PS2. With this change you may want to change mode for your MQTT entities to optimistic mode (aggressively reduced time may be too aggressive and create opposite problem - not marking events coming from automations/UI with proper user_id).

It’s partial answer for my question B) from the original post

I’ve tested the change and it works. Rationale is that human normally does not react so quickly after observing effects of automation - so it works in my case.

But it’s not very convenient to handle mqtt component updates… Would be worth to consider this as a standard configuration entry for entity. What do you think?

Also, any other suggestions to solve the problem?

imagio · November 24, 2021, 5:44pm

This is a pretty significant gotcha when using context to determine the source of state changes! Anybody trying to use context will likely see some unexpected behavior due to this. Were you able to determine if there’s any particular reason why 5 seconds is used or why context is even linked by time in the first place?

Maybe this should be filed as a bug on GitHub. The actual behavior directly contradicts the documentation. Documentation says userId is

Unique identifier of the user that started the change.

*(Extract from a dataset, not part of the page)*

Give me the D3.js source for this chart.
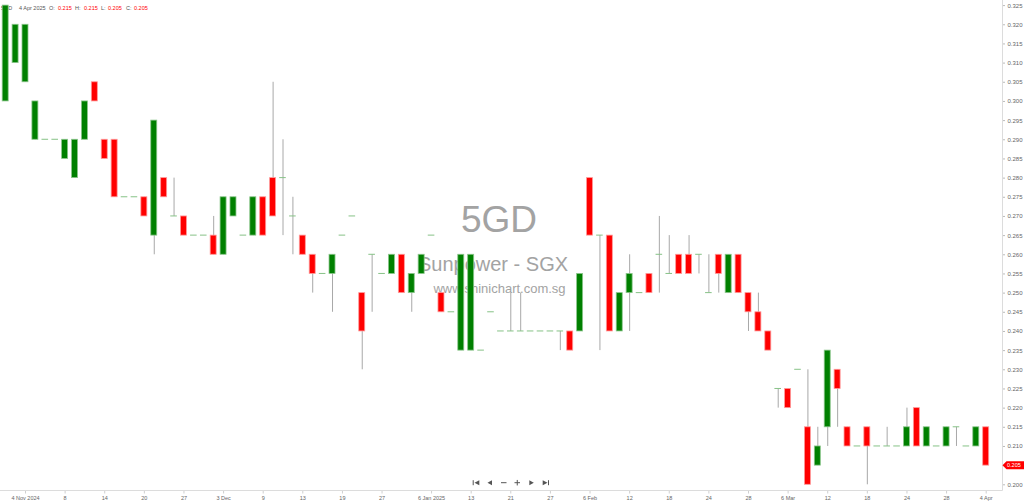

when the actual behavior is

Unique identifier of the user that performed any action on the dashboard in the last 5 seconds. This value will be incorrect for any non-user-initiated state changes happening within 5 seconds of a user interaction.

imagio · November 24, 2021, 6:30pm

I filed an issue on GitHub about this Context is incorrect for any state changes that happen within 5s of a user interaction · Issue #60302 · home-assistant/core · GitHub

elkarto405 · November 25, 2021, 9:25am

Thank you for opening the issue.

Yesterday I was opening one for the same thing, and after describing the problem, the browser window closed and I didn’t feel in the mood to start again.

I don’t know if this is an easy bug to fix because it seems to be an root problem. Maybe they can make a quick patch.